**Set exercise**
Begin at the first line of the data and copy each line through the one containing "marker=mk, ms=ms, mfc=INK, mec=INK, label=lbl, zorder=3)", that line included, with no pictures.

--- Start Available data ---

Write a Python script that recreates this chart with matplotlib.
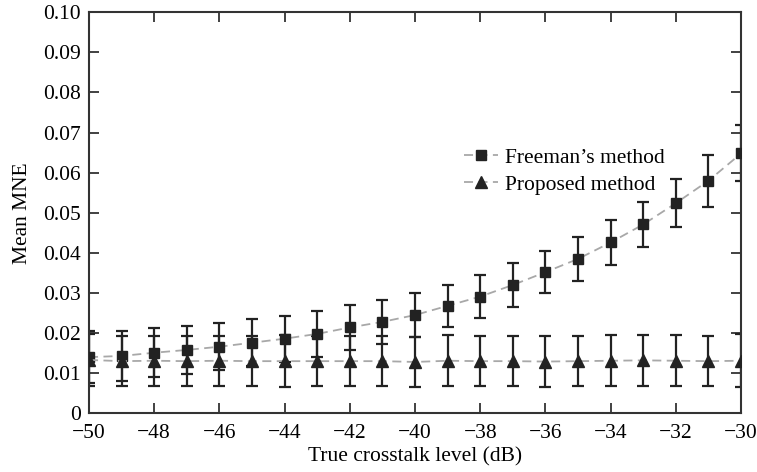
import numpy as np
import matplotlib
matplotlib.use("Agg")
import matplotlib.pyplot as plt

# ---- data ----
crosstalk_db = list(range(-50, -29))

freeman_mean = [0.0140, 0.0143, 0.0151, 0.0158, 0.0166, 0.0176, 0.0186, 0.0198,
                0.0214, 0.0228, 0.0245, 0.0268, 0.0291, 0.0320, 0.0352, 0.0385,
                0.0426, 0.0471, 0.0524, 0.0580, 0.0648]
freeman_err = [0.0064, 0.0063, 0.0061, 0.0060, 0.0059, 0.0058, 0.0057, 0.0057,
               0.0055, 0.0055, 0.0054, 0.0053, 0.0053, 0.0054, 0.0053, 0.0054,
               0.0055, 0.0057, 0.0060, 0.0065, 0.0070]

proposed_mean = [0.0133, 0.0130, 0.0131, 0.0130, 0.0131, 0.0130, 0.0130, 0.0130,
                 0.0130, 0.0130, 0.0128, 0.0131, 0.0130, 0.0130, 0.0129, 0.0130,
                 0.0131, 0.0132, 0.0131, 0.0130, 0.0131]
proposed_err = [0.0064, 0.0063, 0.0062, 0.0062, 0.0062, 0.0062, 0.0064, 0.0063,
                0.0063, 0.0063, 0.0063, 0.0063, 0.0063, 0.0063, 0.0063, 0.0062,
                0.0063, 0.0063, 0.0063, 0.0063, 0.0066]

# ---- style ----
plt.rcParams["font.family"] = ["Liberation Serif", "DejaVu Serif"]
plt.rcParams["font.size"] = 15.5

INK = "#222222"
LINE_GREY = "#a8a8a8"

fig = plt.figure(figsize=(7.57, 4.72), dpi=100)
ax = fig.add_axes([0.1176, 0.1244, 0.8614, 0.8496])

for mean, err, mk, ms, lbl in [
    (freeman_mean, freeman_err, "s", 7, "Freeman\u2019s method"),
    (proposed_mean, proposed_err, "^", 8, "Proposed method"),
]:
    ax.errorbar(crosstalk_db, mean, yerr=err, fmt="none", ecolor=INK,
                elinewidth=1.6, capsize=4.5, capthick=1.6, zorder=2)
    ax.plot(crosstalk_db, mean, color=LINE_GREY, lw=1.3, ls=(0, (5, 3)),
            marker=mk, ms=ms, mfc=INK, mec=INK, label=lbl, zorder=3)

ax.set_xlim(-50, -30)
ax.set_ylim(0, 0.10)
ax.set_xticks(np.arange(-50, -29, 2))
ax.set_xticklabels([f"\u2212{abs(v)}" for v in range(-50, -29, 2)])
ax.set_yticks(np.arange(0, 0.101, 0.01))
ax.set_yticklabels(["0"] + [f"{v:.2f}" for v in np.arange(0.01, 0.101, 0.01)])

ax.tick_params(direction="in", length=7, width=1.3, color="#333333",
               top=True, right=True)
ax.tick_params(axis="x", pad=8)
ax.tick_params(axis="y", pad=6)
for s in ax.spines.values():
    s.set_color("#333333")
    s.set_linewidth(1.5)

ax.set_xlabel("True crosstalk level (dB)", labelpad=3)
ax.set_ylabel("Mean MNE", labelpad=8)

ax.legend(loc="upper left", bbox_to_anchor=(0.545, 0.71), frameon=False,
          handlelength=1.6, handletextpad=0.3, labelspacing=0.32)

fig.savefig("out.png", dpi=100)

--- End Available data ---

**Completed task**
Write a Python script that recreates this chart with matplotlib.
import numpy as np
import matplotlib
matplotlib.use("Agg")
import matplotlib.pyplot as plt

# ---- data ----
crosstalk_db = list(range(-50, -29))

freeman_mean = [0.0140, 0.0143, 0.0151, 0.0158, 0.0166, 0.0176, 0.0186, 0.0198,
                0.0214, 0.0228, 0.0245, 0.0268, 0.0291, 0.0320, 0.0352, 0.0385,
                0.0426, 0.0471, 0.0524, 0.0580, 0.0648]
freeman_err = [0.0064, 0.0063, 0.0061, 0.0060, 0.0059, 0.0058, 0.0057, 0.0057,
               0.0055, 0.0055, 0.0054, 0.0053, 0.0053, 0.0054, 0.0053, 0.0054,
               0.0055, 0.0057, 0.0060, 0.0065, 0.0070]

proposed_mean = [0.0133, 0.0130, 0.0131, 0.0130, 0.0131, 0.0130, 0.0130, 0.0130,
                 0.0130, 0.0130, 0.0128, 0.0131, 0.0130, 0.0130, 0.0129, 0.0130,
                 0.0131, 0.0132, 0.0131, 0.0130, 0.0131]
proposed_err = [0.0064, 0.0063, 0.0062, 0.0062, 0.0062, 0.0062, 0.0064, 0.0063,
                0.0063, 0.0063, 0.0063, 0.0063, 0.0063, 0.0063, 0.0063, 0.0062,
                0.0063, 0.0063, 0.0063, 0.0063, 0.0066]

# ---- style ----
plt.rcParams["font.family"] = ["Liberation Serif", "DejaVu Serif"]
plt.rcParams["font.size"] = 15.5

INK = "#222222"
LINE_GREY = "#a8a8a8"

fig = plt.figure(figsize=(7.57, 4.72), dpi=100)
ax = fig.add_axes([0.1176, 0.1244, 0.8614, 0.8496])

for mean, err, mk, ms, lbl in [
    (freeman_mean, freeman_err, "s", 7, "Freeman\u2019s method"),
    (proposed_mean, proposed_err, "^", 8, "Proposed method"),
]:
    ax.errorbar(crosstalk_db, mean, yerr=err, fmt="none", ecolor=INK,
                elinewidth=1.6, capsize=4.5, capthick=1.6, zorder=2)
    ax.plot(crosstalk_db, mean, color=LINE_GREY, lw=1.3, ls=(0, (5, 3)),
            marker=mk, ms=ms, mfc=INK, mec=INK, label=lbl, zorder=3)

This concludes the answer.